Go through the listing and set it down exactly, leaving out its pictures.

--------

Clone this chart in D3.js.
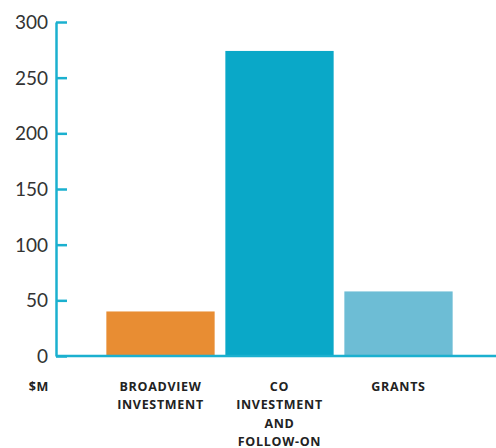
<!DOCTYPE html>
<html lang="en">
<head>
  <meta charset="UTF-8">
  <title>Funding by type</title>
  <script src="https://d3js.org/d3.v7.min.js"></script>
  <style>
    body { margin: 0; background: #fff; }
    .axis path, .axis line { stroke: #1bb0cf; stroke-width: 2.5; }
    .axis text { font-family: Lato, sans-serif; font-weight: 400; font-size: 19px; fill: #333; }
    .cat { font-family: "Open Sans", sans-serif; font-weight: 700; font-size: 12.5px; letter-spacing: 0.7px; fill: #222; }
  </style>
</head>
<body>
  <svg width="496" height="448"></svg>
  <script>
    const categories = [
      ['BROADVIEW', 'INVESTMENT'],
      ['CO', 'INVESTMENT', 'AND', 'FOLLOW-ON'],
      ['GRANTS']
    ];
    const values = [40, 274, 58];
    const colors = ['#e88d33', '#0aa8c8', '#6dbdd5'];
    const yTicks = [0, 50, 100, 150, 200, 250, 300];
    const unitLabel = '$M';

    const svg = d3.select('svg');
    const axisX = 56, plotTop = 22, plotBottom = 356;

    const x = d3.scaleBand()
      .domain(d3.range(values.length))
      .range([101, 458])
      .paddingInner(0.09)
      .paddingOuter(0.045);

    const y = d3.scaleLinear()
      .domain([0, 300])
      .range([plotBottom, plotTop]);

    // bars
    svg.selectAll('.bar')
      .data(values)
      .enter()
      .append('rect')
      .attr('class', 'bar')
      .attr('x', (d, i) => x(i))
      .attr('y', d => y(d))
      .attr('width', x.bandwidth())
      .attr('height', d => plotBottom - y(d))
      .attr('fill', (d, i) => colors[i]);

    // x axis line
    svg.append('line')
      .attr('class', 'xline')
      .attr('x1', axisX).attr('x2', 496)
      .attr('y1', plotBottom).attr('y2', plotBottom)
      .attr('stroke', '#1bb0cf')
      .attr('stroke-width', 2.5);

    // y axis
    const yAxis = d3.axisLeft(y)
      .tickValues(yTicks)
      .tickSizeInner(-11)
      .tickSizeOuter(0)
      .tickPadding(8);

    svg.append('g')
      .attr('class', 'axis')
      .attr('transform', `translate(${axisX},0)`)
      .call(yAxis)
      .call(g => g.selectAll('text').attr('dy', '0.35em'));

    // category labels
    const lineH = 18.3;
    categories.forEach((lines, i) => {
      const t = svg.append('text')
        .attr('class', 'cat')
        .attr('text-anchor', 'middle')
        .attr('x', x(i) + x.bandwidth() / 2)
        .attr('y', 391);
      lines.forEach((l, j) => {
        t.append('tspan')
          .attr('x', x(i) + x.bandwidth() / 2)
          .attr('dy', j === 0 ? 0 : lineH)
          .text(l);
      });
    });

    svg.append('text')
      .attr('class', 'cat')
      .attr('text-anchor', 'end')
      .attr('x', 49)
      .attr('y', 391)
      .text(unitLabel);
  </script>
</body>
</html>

--------

▶ _RESPONSE TO THE TASK_
Clone this chart in D3.js.
<!DOCTYPE html>
<html lang="en">
<head>
  <meta charset="UTF-8">
  <title>Funding by type</title>
  <script src="https://d3js.org/d3.v7.min.js"></script>
  <style>
    body { margin: 0; background: #fff; }
    .axis path, .axis line { stroke: #1bb0cf; stroke-width: 2.5; }
    .axis text { font-family: Lato, sans-serif; font-weight: 400; font-size: 19px; fill: #333; }
    .cat { font-family: "Open Sans", sans-serif; font-weight: 700; font-size: 12.5px; letter-spacing: 0.7px; fill: #222; }
  </style>
</head>
<body>
  <svg width="496" height="448"></svg>
  <script>
    const categories = [
      ['BROADVIEW', 'INVESTMENT'],
      ['CO', 'INVESTMENT', 'AND', 'FOLLOW-ON'],
      ['GRANTS']
    ];
    const values = [40, 274, 58];
    const colors = ['#e88d33', '#0aa8c8', '#6dbdd5'];
    const yTicks = [0, 50, 100, 150, 200, 250, 300];
    const unitLabel = '$M';

    const svg = d3.select('svg');
    const axisX = 56, plotTop = 22, plotBottom = 356;

    const x = d3.scaleBand()
      .domain(d3.range(values.length))
      .range([101, 458])
      .paddingInner(0.09)
      .paddingOuter(0.045);

    const y = d3.scaleLinear()
      .domain([0, 300])
      .range([plotBottom, plotTop]);

    // bars
    svg.selectAll('.bar')
      .data(values)
      .enter()
      .append('rect')
      .attr('class', 'bar')
      .attr('x', (d, i) => x(i))
      .attr('y', d => y(d))
      .attr('width', x.bandwidth())
      .attr('height', d => plotBottom - y(d))
      .attr('fill', (d, i) => colors[i]);

    // x axis line
    svg.append('line')
      .attr('class', 'xline')
      .attr('x1', axisX).attr('x2', 496)
      .attr('y1', plotBottom).attr('y2', plotBottom)
      .attr('stroke', '#1bb0cf')
      .attr('stroke-width', 2.5);

    // y axis
    const yAxis = d3.axisLeft(y)
      .tickValues(yTicks)
      .tickSizeInner(-11)
      .tickSizeOuter(0)
      .tickPadding(8);

    svg.append('g')
      .attr('class', 'axis')
      .attr('transform', `translate(${axisX},0)`)
      .call(yAxis)
      .call(g => g.selectAll('text').attr('dy', '0.35em'));

    // category labels
    const lineH = 18.3;
    categories.forEach((lines, i) => {
      const t = svg.append('text')
        .attr('class', 'cat')
        .attr('text-anchor', 'middle')
        .attr('x', x(i) + x.bandwidth() / 2)
        .attr('y', 391);
      lines.forEach((l, j) => {
        t.append('tspan')
          .attr('x', x(i) + x.bandwidth() / 2)
          .attr('dy', j === 0 ? 0 : lineH)
          .text(l);
      });
    });

    svg.append('text')
      .attr('class', 'cat')
      .attr('text-anchor', 'end')
      .attr('x', 49)
      .attr('y', 391)
      .text(unitLabel);
  </script>
</body>
</html>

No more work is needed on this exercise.